3.7.1 Classification

The experimental results show that CNN can be used as a general feature extractor for different surfaces and defects compared to the traditional manually selecting features’ method. In addition, by replacing the fully connected layer and replacing it with different classifiers and introducing attention mechanisms, it can achieve better classification results than traditional CNN and has better generalization performance than traditional methods.

3.7.2 Segmentation

Through the segmentation experiment and performance evaluation of several typical image datasets, it can be found that SA-CAM has the following advantages: (1) The model’s robustness is strong. In the DAGM dataset, the model accurately inspects defect locations and segmented defect regions in six kinds of distinct repeated pattern texture surfaces and defects. Defect inspection and segmentation can also be achieved for dozens of different defects randomly distributed on the homogeneously textured wood surface and non-homogeneous textured like solar cell surface with grid lines and crystal lattice. (2) Defect segmentation of weak-supervised learning and reduction in the dependence on the pixel-labeled samples are achieved. The proposed method only requires global image-level annotation to achieve accurate multi-class surface defect recognition.

4 Conclusion

This paper proposes a robust weakly supervised learning of deep CNN framework (RWSLDC) for automatic surface inspection. This framework is able to solve the problems of automatic surface inspection by using global image-level labels during training. For the classification task, the proposed framework achieves a better classification effect than the traditional manual extraction feature and the basic CNN [11] through the attention mechanism and random forest classifier. The accuracy increased by 0.6–25.5%. In segmentation task, the SA-CAM under framework increases defect segmentation’s pixel accuracy and intersection ratio by 5.49–7.07%. At the same time, the proposed method does not require precise pixel-level marking, thus reducing the cost of expensive dataset marking, which reduce the costly manual annotation.

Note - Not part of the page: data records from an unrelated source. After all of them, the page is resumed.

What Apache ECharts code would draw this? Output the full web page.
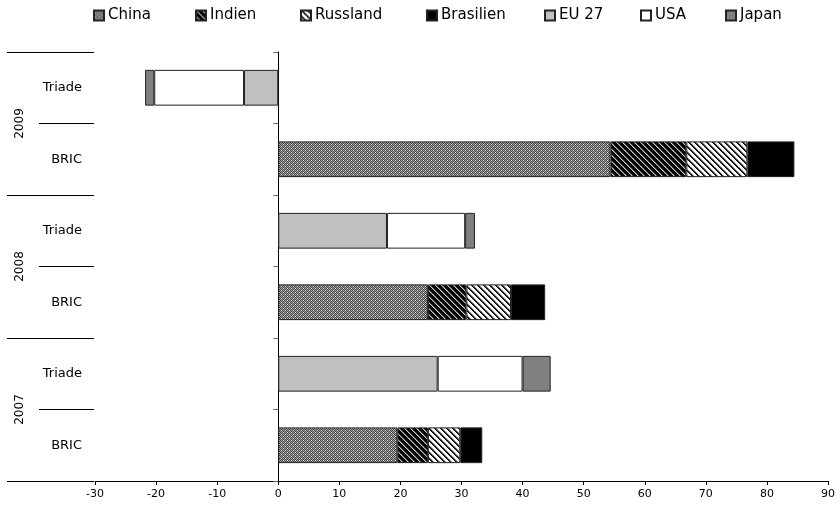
<!DOCTYPE html>
<html>
<head>
<meta charset="utf-8">
<script src="https://cdn.jsdelivr.net/npm/echarts@6/dist/echarts.min.js"></script>
<style>
  html, body { margin: 0; padding: 0; background: #fff; }
  #chart { width: 840px; height: 515px; }
</style>
</head>
<body>
<div id="chart"></div>
<script>
// ---- Data (bottom to top: per year BRIC then Triade) ----
const years = ['2007', '2008', '2009'];
const groups = ['BRIC', 'Triade'];
const seriesNames = ['China', 'Indien', 'Russland', 'Brasilien', 'EU 27', 'USA', 'Japan'];
// BRIC members, values per year 2007, 2008, 2009
const china     = [19.5, 24.5, 54.4];
const indien    = [5.0, 6.3, 12.4];
const russland  = [5.3, 7.3, 10.0];
const brasilien = [3.6, 5.6, 7.7];
// Triade members, values per year 2007, 2008, 2009
const eu27  = [26.1, 17.8, -5.6];
const usa   = [13.9, 12.8, -14.7];
const japan = [4.6, 1.6, -1.5];
const xTicks = { min: -30, max: 90, interval: 10 };

// ---- Build categories ----
const categories = [];
years.forEach(y => groups.forEach(g => categories.push(y + ' ' + g)));

function place(values, group) {
  const out = [];
  years.forEach((y, i) => groups.forEach(g => out.push(g === group ? values[i] : '-')));
  return out;
}

// ---- Patterns ----
function makeCanvas(size, painter) {
  const c = document.createElement('canvas');
  c.width = size; c.height = size;
  const ctx = c.getContext('2d');
  for (let y = 0; y < size; y++) {
    for (let x = 0; x < size; x++) {
      ctx.fillStyle = painter(x, y);
      ctx.fillRect(x, y, 1, 1);
    }
  }
  return c;
}
const chinaPat = makeCanvas(4, (x, y) => {
  if ((x === 1 && y === 2) || (x === 3 && y === 0)) return '#e6e6e6';
  return (x + y) % 2 === 0 ? '#444444' : '#a0a0a0';
});
const indienPat = makeCanvas(6, (x, y) => {
  const m = ((x - y) % 6 + 6) % 6;
  if (m === 0) return '#c8c8c8';
  if (m === 1) return '#5a5a5a';
  return '#000000';
});
const russPat = makeCanvas(6, (x, y) => {
  const m = ((x - y) % 6 + 6) % 6;
  if (m === 0) return '#000000';
  if (m === 1) return '#303030';
  if (m === 2) return '#a0a0a0';
  return '#ffffff';
});
const pat = c => ({ image: c, repeat: 'repeat' });

const fills = {
  'China': pat(chinaPat),
  'Indien': pat(indienPat),
  'Russland': pat(russPat),
  'Brasilien': '#000000',
  'EU 27': '#c0c0c0',
  'USA': '#ffffff',
  'Japan': '#808080'
};
const seriesData = {
  'China': place(china, 'BRIC'),
  'Indien': place(indien, 'BRIC'),
  'Russland': place(russland, 'BRIC'),
  'Brasilien': place(brasilien, 'BRIC'),
  'EU 27': place(eu27, 'Triade'),
  'USA': place(usa, 'Triade'),
  'Japan': place(japan, 'Triade')
};

const FONT = 'DejaVu Sans';
const legendLeft = [93, 195, 300, 426, 544, 640, 725];

const chart = echarts.init(document.getElementById('chart'), null, { renderer: 'canvas' });
chart.setOption({
  animation: false,
  backgroundColor: '#ffffff',
  textStyle: { fontFamily: FONT },
  legend: seriesNames.map((n, i) => ({
    data: [n],
    left: legendLeft[i],
    top: 8,
    padding: 0,
    itemWidth: 10,
    itemHeight: 10,
    itemGap: 0,
    icon: 'rect',
    selectedMode: false,
    textStyle: { fontFamily: FONT, fontSize: 15, color: '#000', padding: [0, 0, 0, -1] }
  })),
  grid: { left: 95, right: 12, top: 52, bottom: 34, containLabel: false },
  xAxis: {
    type: 'value',
    min: xTicks.min, max: xTicks.max, interval: xTicks.interval,
    axisLine: { show: true, onZero: false, lineStyle: { color: '#000', width: 1 } },
    axisTick: { show: true, length: 4, lineStyle: { color: '#000' } },
    axisLabel: { fontFamily: FONT, fontSize: 11, color: '#000', margin: 8 },
    splitLine: { show: false }
  },
  yAxis: [
    {
      type: 'category',
      data: categories,
      axisLine: { show: true, onZero: true, lineStyle: { color: '#000', width: 1 } },
      axisTick: { show: true, length: 5, lineStyle: { color: '#666' } },
      axisLabel: { show: false },
      splitLine: { show: false }
    },
    {
      type: 'category',
      data: categories,
      position: 'left',
      offset: 1,
      axisLine: { show: false },
      axisTick: { show: true, length: 55, lineStyle: { color: '#000', width: 1 } },
      axisLabel: {
        fontFamily: FONT, fontSize: 13, color: '#000', margin: 12,
        formatter: v => v.split(' ')[1]
      },
      splitLine: { show: false }
    },
    {
      type: 'category',
      data: years,
      position: 'left',
      offset: 1,
      axisLine: { show: false },
      axisTick: { show: true, length: 87, lineStyle: { color: '#000', width: 1 } },
      axisLabel: { fontFamily: FONT, fontSize: 12, color: '#000', rotate: 90, margin: 68 },
      splitLine: { show: false }
    }
  ],
  series: seriesNames.map(n => ({
    name: n,
    type: 'bar',
    stack: 'total',
    yAxisIndex: 0,
    barWidth: '50%',
    clip: true,
    data: seriesData[n],
    itemStyle: { color: fills[n], borderColor: '#222', borderWidth: 1 },
    emphasis: { disabled: true }
  }))
});
</script>
</body>
</html>
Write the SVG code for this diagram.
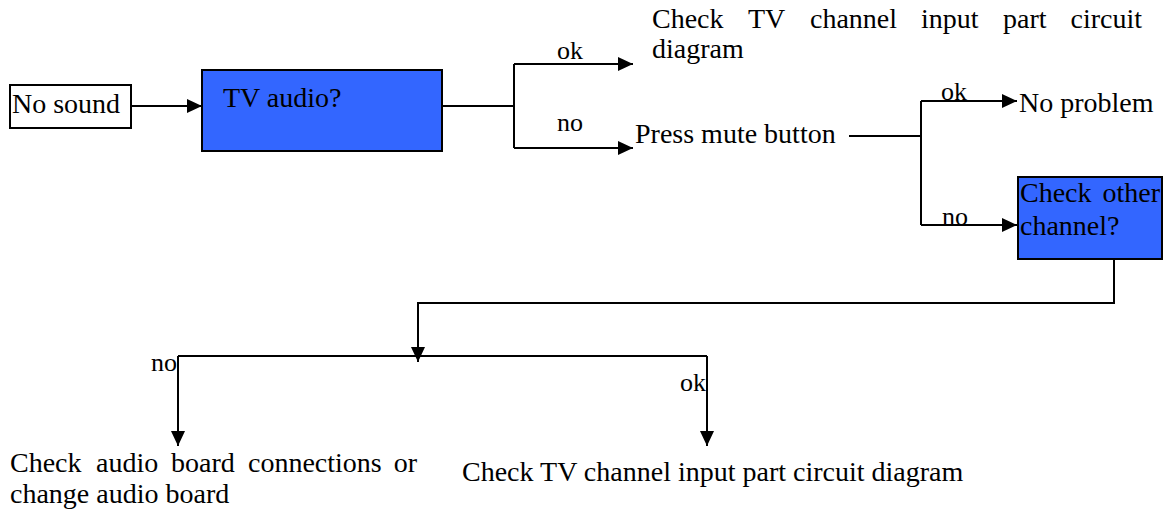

In the future, we will focus on two directions of research. One direction involves the speeding up the heatmap generation process to enable real-time defect localization. The second direction is looking for more efficiency attention module. In addition, considering the difference between defect and background, the defect sample can be regarded as a tree-structured data, so the method of the tree2vector class is worth further research.